The Law Commission’s consultation on the Electronic Communications Code (the Code) closed on 28 October 2012. Property owners, occupiers and their advisers should be aware of the proposals put forward; the rights of landowners and network operators could be altered. This article examines the issues raised by the consultation:

‘We now live in an age where the internet and mobile devices are considered essential both for business and pleasure. Indeed, there is a much quoted statistic that more people on the planet own a mobile phone than own a toothbrush! In 2010, the Department for Business, Innovation and Skills estimated that the electronic communications market in the United Kingdom was valued at about £35 billion. It is no surprise, therefore, that the Government is undertaking a wide-ranging review of the regulatory regime for the UK communications sector. As part of this review, the Law Commission has been tasked with reviewing the Code, which is generally regarded as confusing and unduly complicated.

By 2015, the Government wants a communications framework that is fit for the digital age. Broadband is to be available to everyone in the UK by that date (with 90 per cent of homes and businesses having access to superfast broadband) and ultrafast 4G is now being rolled out earlier than expected. If Government targets are to be achieved, existing infrastructure (cables, masts, servers, routers, exchanges, telephone cabinets etc often located on land not belonging to the network operators) will need to be upgraded and new infrastructure will be required.

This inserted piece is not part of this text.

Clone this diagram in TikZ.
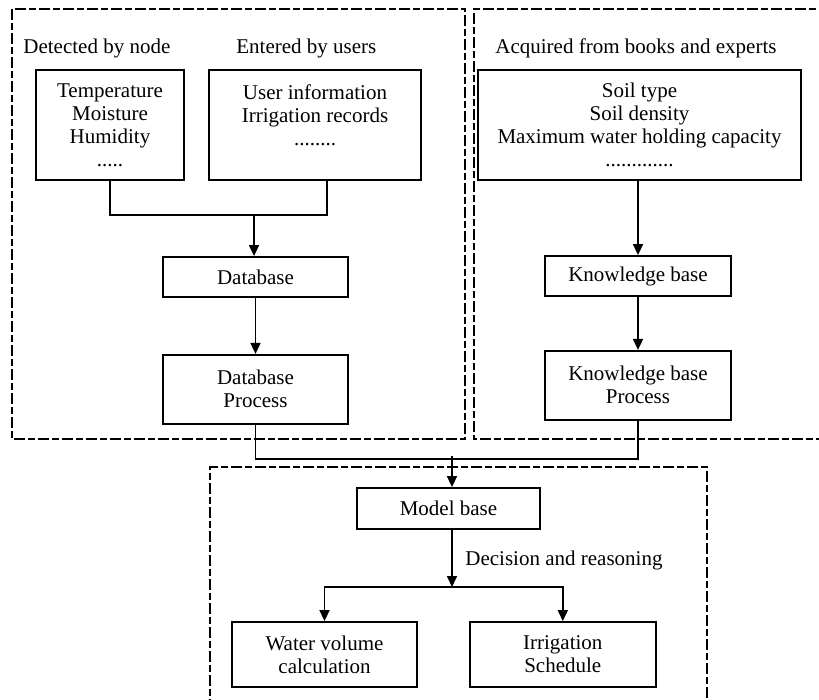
\documentclass[tikz,border=0pt]{standalone}
\usepackage{fontspec}
\setmainfont{Liberation Serif}
\usetikzlibrary{arrows.meta,positioning}

\begin{document}
\begin{tikzpicture}[
    x=0.5pt, y=-0.5pt,
    font=\fontsize{10.5}{11.5}\selectfont,
    box/.style={draw=black, line width=0.9pt, align=center, inner sep=0pt},
    srcbox/.style={box, minimum height=55pt},
    caption/.style={anchor=west, inner sep=0pt},
    group/.style={draw=black, line width=0.7pt,
      dash pattern=on 5.5pt off 1.5pt on 3.5pt off 1.5pt},
    link/.style={line width=0.8pt},
    arrow/.style={link, -{Triangle[length=5.5pt,width=5pt]}}
  ]
    \useasboundingbox (0,0) rectangle (819,700);
    % dashed groups
    \draw[group] (12,9) rectangle (465,439);
    \draw[group] (830,9) -- (474,9) -- (474,439) -- (830,439);
    \draw[group] (210,710) |- (707,467) -- (707,710);
    % sources
    \node[caption] (lblnode) at (23,48) {Detected by node};
    \node[caption] (lblusers) at (236,48) {Entered by users};
    \node[caption] (lblbooks) at (495,48) {Acquired from books and experts};
    \node[srcbox, minimum width=74pt] (sensed) at (110,125)
      {Temperature\\Moisture\\Humidity\\.....};
    \node[srcbox, minimum width=106pt] (userdata) at (315,125)
      {User information\\Irrigation records\\........\\[-5pt]\strut};
    \node[srcbox, minimum width=161.5pt] (soil) at (639.5,125)
      {Soil type\\Soil density\\Maximum water holding capacity\\.............};
    % bases
    \node[box, minimum width=92.5pt, minimum height=20pt] (db) at (255.5,277) {Database};
    \node[box, minimum width=92.5pt, minimum height=34.5pt, below=28pt of db] (dbproc)
      {Database\\Process};
    \node[box, minimum width=93pt, minimum height=20pt] (kb) at (638,276) {Knowledge base};
    \node[box, minimum width=93pt, minimum height=34.5pt, below=26.5pt of kb] (kbproc)
      {Knowledge base\\Process};
    \node[box, minimum width=91.5pt, minimum height=20.5pt] (model) at (448.5,508.5) {Model base};
    \node[box, minimum width=92.5pt, minimum height=32.5pt] (water) at (324.5,654.5)
      {Water volume\\calculation};
    \node[box, minimum width=93pt, minimum height=32.5pt, right=25.5pt of water] (sched)
      {Irrigation\\Schedule};
    \node[caption] (reasonlbl) at (465,560) {Decision and reasoning};
    % connectors
    \coordinate (srcjoin) at (254,214);
    \coordinate (modeljoin) at (452,456);
    \coordinate (split) at (452,587);
    \draw[link] (sensed.south) -- ++(0,34) -| ([xshift=6pt]userdata.south);
    \draw[arrow] (srcjoin) -- (srcjoin |- db.north);
    \draw[arrow] (db) -- (dbproc);
    \draw[arrow] (soil.south -| kb.north) -- (kb.north);
    \draw[arrow] (kb) -- (kbproc);
    \draw[link] (dbproc.south) -- ++(0,34) -| (kbproc.south);
    \draw[arrow] (modeljoin) -- (modeljoin |- model.north);
    \draw[arrow] (model.south -| split) -- (split);
    \draw[arrow] (split) -| (water.north);
    \draw[arrow] (split) -| (sched.north);
  \end{tikzpicture}
\end{document}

Presently, it is the Code that governs the rights of landowners and network operators in relation to such infrastructure.

What are the key elements of the existing Code?

Code rights

The Code is contained in Sch 2 to the Telecommunications Act 1984 (as amended by the Communications Act 2003). It gives certain network operators (those who have had the Code applied to them by Ofcom under s 106(3)(a) of the Communications Act 2003) rights as against landowners to:

  • install, keep and use their electronic communication apparatus on that land; and
  • enter that land to inspect such apparatus.

The above rights can be conferred in two ways:

  • by written agreement between the network operator and the occupier of the land (that could be the freehold owner, a tenant or even a licensee); or
  • the operator can use para 5 of the Code and obtain a court order dispensing with the need for agreement and conferring the proposed rights.

Where a court order is made, the court can make a financial award in favour of the landowner (made up of a fair and reasonable consideration (in effect a price for the rights) and compensation for any loss or damage caused as a result of the exercise of the rights by the operator Act).

Paragraph 20: lift and shift provisions

The Code enables anyone with an interest in land on which communications apparatus is installed (or adjacent land), to require the moving, removal or replacement of the apparatus where necessary in order for proposed improvements to be carried out to the property. ‘Improvements’ could include redevelopment or change of use. A prescribed procedure set out in para 20 must be adopted (involving the service of notices, counter-notices and an application to the court). The operator’s costs normally have to be paid but it is currently possible to contract out of para 20.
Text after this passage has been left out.